#### GIVEN MATERIAL

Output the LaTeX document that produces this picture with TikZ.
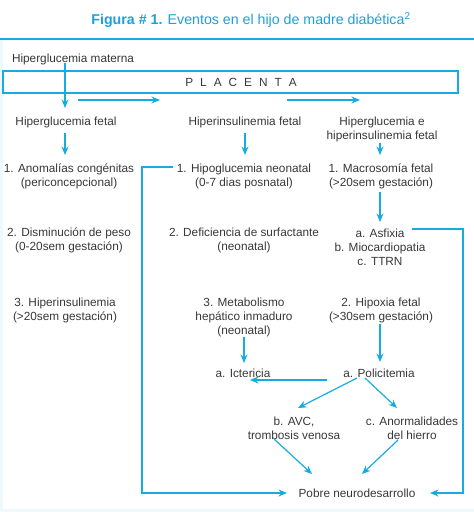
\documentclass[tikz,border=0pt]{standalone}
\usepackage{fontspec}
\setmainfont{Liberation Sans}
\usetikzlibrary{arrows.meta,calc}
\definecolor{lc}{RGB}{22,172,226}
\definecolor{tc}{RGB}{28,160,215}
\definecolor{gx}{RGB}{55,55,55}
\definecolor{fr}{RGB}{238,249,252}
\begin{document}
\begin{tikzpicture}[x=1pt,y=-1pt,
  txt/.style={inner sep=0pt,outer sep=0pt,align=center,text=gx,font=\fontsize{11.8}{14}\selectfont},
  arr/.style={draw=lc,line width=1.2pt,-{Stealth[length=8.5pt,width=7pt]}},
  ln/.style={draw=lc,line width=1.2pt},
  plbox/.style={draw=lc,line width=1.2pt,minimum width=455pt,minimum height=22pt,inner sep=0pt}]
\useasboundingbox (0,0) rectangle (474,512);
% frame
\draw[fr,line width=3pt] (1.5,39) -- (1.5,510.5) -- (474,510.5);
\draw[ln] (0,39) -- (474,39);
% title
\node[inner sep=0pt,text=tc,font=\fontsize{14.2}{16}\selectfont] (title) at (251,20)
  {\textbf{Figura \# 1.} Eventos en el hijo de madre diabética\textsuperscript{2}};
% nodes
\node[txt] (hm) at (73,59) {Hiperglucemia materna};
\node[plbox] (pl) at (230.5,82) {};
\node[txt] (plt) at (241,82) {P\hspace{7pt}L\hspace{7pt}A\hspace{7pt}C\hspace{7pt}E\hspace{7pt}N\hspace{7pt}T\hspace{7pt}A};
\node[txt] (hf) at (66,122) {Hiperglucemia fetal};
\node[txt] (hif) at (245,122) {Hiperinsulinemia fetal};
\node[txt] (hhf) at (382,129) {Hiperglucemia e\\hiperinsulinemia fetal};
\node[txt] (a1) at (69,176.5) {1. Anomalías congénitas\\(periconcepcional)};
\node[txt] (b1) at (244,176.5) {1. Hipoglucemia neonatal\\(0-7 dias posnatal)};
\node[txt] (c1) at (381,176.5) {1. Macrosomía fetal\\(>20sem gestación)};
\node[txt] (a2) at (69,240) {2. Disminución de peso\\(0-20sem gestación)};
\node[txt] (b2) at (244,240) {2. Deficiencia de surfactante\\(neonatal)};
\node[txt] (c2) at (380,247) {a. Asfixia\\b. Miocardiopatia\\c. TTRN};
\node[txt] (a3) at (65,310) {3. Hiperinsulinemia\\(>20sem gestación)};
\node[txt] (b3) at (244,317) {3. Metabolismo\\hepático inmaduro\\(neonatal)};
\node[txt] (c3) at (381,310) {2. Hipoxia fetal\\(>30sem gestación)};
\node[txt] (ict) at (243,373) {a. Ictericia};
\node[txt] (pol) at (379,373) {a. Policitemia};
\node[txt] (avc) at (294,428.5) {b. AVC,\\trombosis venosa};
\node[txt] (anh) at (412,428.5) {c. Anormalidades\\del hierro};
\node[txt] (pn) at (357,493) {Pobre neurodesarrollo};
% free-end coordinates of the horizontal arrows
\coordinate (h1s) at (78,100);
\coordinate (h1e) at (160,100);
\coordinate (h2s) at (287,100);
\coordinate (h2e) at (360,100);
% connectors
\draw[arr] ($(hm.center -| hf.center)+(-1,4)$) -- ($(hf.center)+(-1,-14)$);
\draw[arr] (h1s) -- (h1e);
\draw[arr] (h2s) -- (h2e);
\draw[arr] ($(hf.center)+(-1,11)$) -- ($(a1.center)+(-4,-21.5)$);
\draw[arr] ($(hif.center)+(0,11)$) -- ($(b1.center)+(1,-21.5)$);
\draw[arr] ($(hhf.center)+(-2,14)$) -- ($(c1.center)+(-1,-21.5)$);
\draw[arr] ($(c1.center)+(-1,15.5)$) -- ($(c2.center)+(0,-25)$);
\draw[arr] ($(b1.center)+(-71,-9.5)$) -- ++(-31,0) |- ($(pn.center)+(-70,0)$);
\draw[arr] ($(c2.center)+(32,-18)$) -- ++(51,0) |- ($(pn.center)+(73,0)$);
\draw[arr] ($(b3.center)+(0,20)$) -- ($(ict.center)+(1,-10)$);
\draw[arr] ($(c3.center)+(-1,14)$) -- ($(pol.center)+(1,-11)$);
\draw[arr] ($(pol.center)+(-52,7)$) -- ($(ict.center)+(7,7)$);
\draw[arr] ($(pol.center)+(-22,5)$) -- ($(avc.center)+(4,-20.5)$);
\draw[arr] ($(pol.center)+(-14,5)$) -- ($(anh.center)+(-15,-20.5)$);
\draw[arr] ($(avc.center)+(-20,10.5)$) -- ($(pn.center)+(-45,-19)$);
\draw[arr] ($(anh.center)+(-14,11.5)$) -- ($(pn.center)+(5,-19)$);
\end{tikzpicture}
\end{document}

########

JOB: Each line of the data should be quoted exactly, with pictures left out.

EXERCISE RESULT:
Output the LaTeX document that produces this picture with TikZ.
\documentclass[tikz,border=0pt]{standalone}
\usepackage{fontspec}
\setmainfont{Liberation Sans}
\usetikzlibrary{arrows.meta,calc}
\definecolor{lc}{RGB}{22,172,226}
\definecolor{tc}{RGB}{28,160,215}
\definecolor{gx}{RGB}{55,55,55}
\definecolor{fr}{RGB}{238,249,252}
\begin{document}
\begin{tikzpicture}[x=1pt,y=-1pt,
  txt/.style={inner sep=0pt,outer sep=0pt,align=center,text=gx,font=\fontsize{11.8}{14}\selectfont},
  arr/.style={draw=lc,line width=1.2pt,-{Stealth[length=8.5pt,width=7pt]}},
  ln/.style={draw=lc,line width=1.2pt},
  plbox/.style={draw=lc,line width=1.2pt,minimum width=455pt,minimum height=22pt,inner sep=0pt}]
\useasboundingbox (0,0) rectangle (474,512);
% frame
\draw[fr,line width=3pt] (1.5,39) -- (1.5,510.5) -- (474,510.5);
\draw[ln] (0,39) -- (474,39);
% title
\node[inner sep=0pt,text=tc,font=\fontsize{14.2}{16}\selectfont] (title) at (251,20)
  {\textbf{Figura \# 1.} Eventos en el hijo de madre diabética\textsuperscript{2}};
% nodes
\node[txt] (hm) at (73,59) {Hiperglucemia materna};
\node[plbox] (pl) at (230.5,82) {};
\node[txt] (plt) at (241,82) {P\hspace{7pt}L\hspace{7pt}A\hspace{7pt}C\hspace{7pt}E\hspace{7pt}N\hspace{7pt}T\hspace{7pt}A};
\node[txt] (hf) at (66,122) {Hiperglucemia fetal};
\node[txt] (hif) at (245,122) {Hiperinsulinemia fetal};
\node[txt] (hhf) at (382,129) {Hiperglucemia e\\hiperinsulinemia fetal};
\node[txt] (a1) at (69,176.5) {1. Anomalías congénitas\\(periconcepcional)};
\node[txt] (b1) at (244,176.5) {1. Hipoglucemia neonatal\\(0-7 dias posnatal)};
\node[txt] (c1) at (381,176.5) {1. Macrosomía fetal\\(>20sem gestación)};
\node[txt] (a2) at (69,240) {2. Disminución de peso\\(0-20sem gestación)};
\node[txt] (b2) at (244,240) {2. Deficiencia de surfactante\\(neonatal)};
\node[txt] (c2) at (380,247) {a. Asfixia\\b. Miocardiopatia\\c. TTRN};
\node[txt] (a3) at (65,310) {3. Hiperinsulinemia\\(>20sem gestación)};
\node[txt] (b3) at (244,317) {3. Metabolismo\\hepático inmaduro\\(neonatal)};
\node[txt] (c3) at (381,310) {2. Hipoxia fetal\\(>30sem gestación)};
\node[txt] (ict) at (243,373) {a. Ictericia};
\node[txt] (pol) at (379,373) {a. Policitemia};
\node[txt] (avc) at (294,428.5) {b. AVC,\\trombosis venosa};
\node[txt] (anh) at (412,428.5) {c. Anormalidades\\del hierro};
\node[txt] (pn) at (357,493) {Pobre neurodesarrollo};
% free-end coordinates of the horizontal arrows
\coordinate (h1s) at (78,100);
\coordinate (h1e) at (160,100);
\coordinate (h2s) at (287,100);
\coordinate (h2e) at (360,100);
% connectors
\draw[arr] ($(hm.center -| hf.center)+(-1,4)$) -- ($(hf.center)+(-1,-14)$);
\draw[arr] (h1s) -- (h1e);
\draw[arr] (h2s) -- (h2e);
\draw[arr] ($(hf.center)+(-1,11)$) -- ($(a1.center)+(-4,-21.5)$);
\draw[arr] ($(hif.center)+(0,11)$) -- ($(b1.center)+(1,-21.5)$);
\draw[arr] ($(hhf.center)+(-2,14)$) -- ($(c1.center)+(-1,-21.5)$);
\draw[arr] ($(c1.center)+(-1,15.5)$) -- ($(c2.center)+(0,-25)$);
\draw[arr] ($(b1.center)+(-71,-9.5)$) -- ++(-31,0) |- ($(pn.center)+(-70,0)$);
\draw[arr] ($(c2.center)+(32,-18)$) -- ++(51,0) |- ($(pn.center)+(73,0)$);
\draw[arr] ($(b3.center)+(0,20)$) -- ($(ict.center)+(1,-10)$);
\draw[arr] ($(c3.center)+(-1,14)$) -- ($(pol.center)+(1,-11)$);
\draw[arr] ($(pol.center)+(-52,7)$) -- ($(ict.center)+(7,7)$);
\draw[arr] ($(pol.center)+(-22,5)$) -- ($(avc.center)+(4,-20.5)$);
\draw[arr] ($(pol.center)+(-14,5)$) -- ($(anh.center)+(-15,-20.5)$);
\draw[arr] ($(avc.center)+(-20,10.5)$) -- ($(pn.center)+(-45,-19)$);
\draw[arr] ($(anh.center)+(-14,11.5)$) -- ($(pn.center)+(5,-19)$);
\end{tikzpicture}
\end{document}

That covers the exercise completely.